Conceived in IBM Research, the storage virtualization technology, known as Storage Tank, is designed to provide scalable, high-performance and highly available management of huge amounts of data using a single file namespace regardless of where or on what operating system the data reside.
IBM and CERN will work together to extend Storage Tank’s capabilities so it can manage and provide access from any location worldwide to the unprecedented amounts of data – billions of gigabytes a year – that CERN’s Large Hadron Collider (LHC) is expected to produce when it goes online in 2007. The LHC is the next-generation particle accelerator designed to recreate the conditions shortly after the Big Bang to help researchers understand the initial seconds when the universe was formed.
The CERN community – which is credited with inventing the World Wide Web in 1990 – hopes to push the Internet even further with Grid computing and the massive data processing requirements for the LHC. CERN openlab is a collaboration between CERN and leading industrial partners that will create and implement data-intensive Grid-computing technologies to aid LHC scientists. Because the same issues facing CERN are becoming increasingly important to the IT industry, the CERN openlab and its partners – which include Enterasys, HP and Intel – are working together to explore advanced computing and data management solutions.
By 2005, the CERN openlab collaboration with IBM is expected to be able to handle up to a petabyte (a million gigabytes) of data.
“We are delighted that IBM is joining the CERN openlab for DataGrid applications,” said Wolfgang von Ruden, Information Technology Division leader and head of the CERN openlab. “Together with IBM, we aim to achieve a one petabyte storage solution and integrate it with the Grid that CERN is building to handle the extreme data challenges of the LHC project.”

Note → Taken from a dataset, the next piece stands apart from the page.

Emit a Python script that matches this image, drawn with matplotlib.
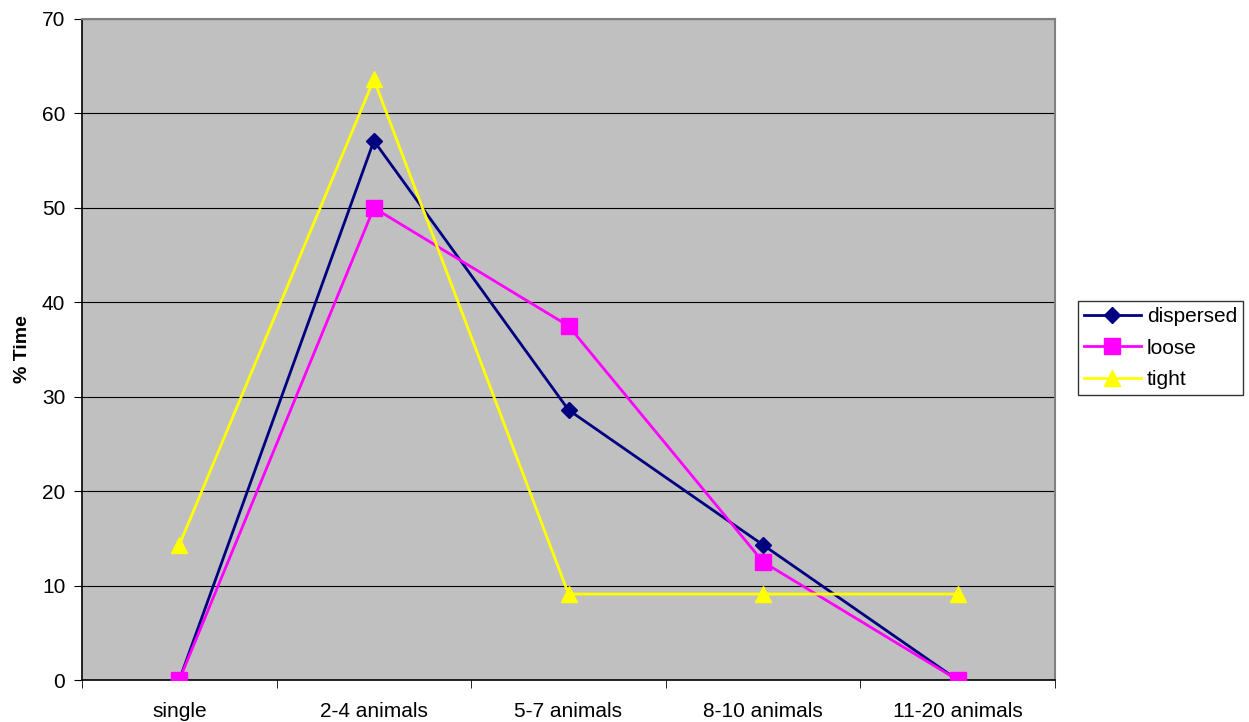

“CERN’s scientists and colleagues want to be able to get to their data wherever it may be – local or remote and regardless of which operating system on which it may reside,” said Jai Menon, a fellow at IBM’s Almaden Research Center in San Jose and co-director of IBM’s Storage Systems Institute joint program between IBM Research and the company’s product division. “This is the perfect environment for us to enhance Storage Tank to meet the demanding requirements of large-scale Grid computing systems.”
As part of the agreement, several leading storage management experts from IBM’s Almaden and Haifa (Israel) Research Labs will work with the CERN openlab team. IBM will also give CERN the system’s initial 20 terabytes of high-performance disk storage and six Linux-based servers, and IBM Switzerland will provide additional support.
Storage Tank employs policy-based storage management and includes clustering and specialized protocols that detect network failures to enable very high reliability and availability.
In this initiative, IBM is following a collaboration strategy initiated in 2001 with the European Union-sponsored European Data Grid project, which is also led by CERN.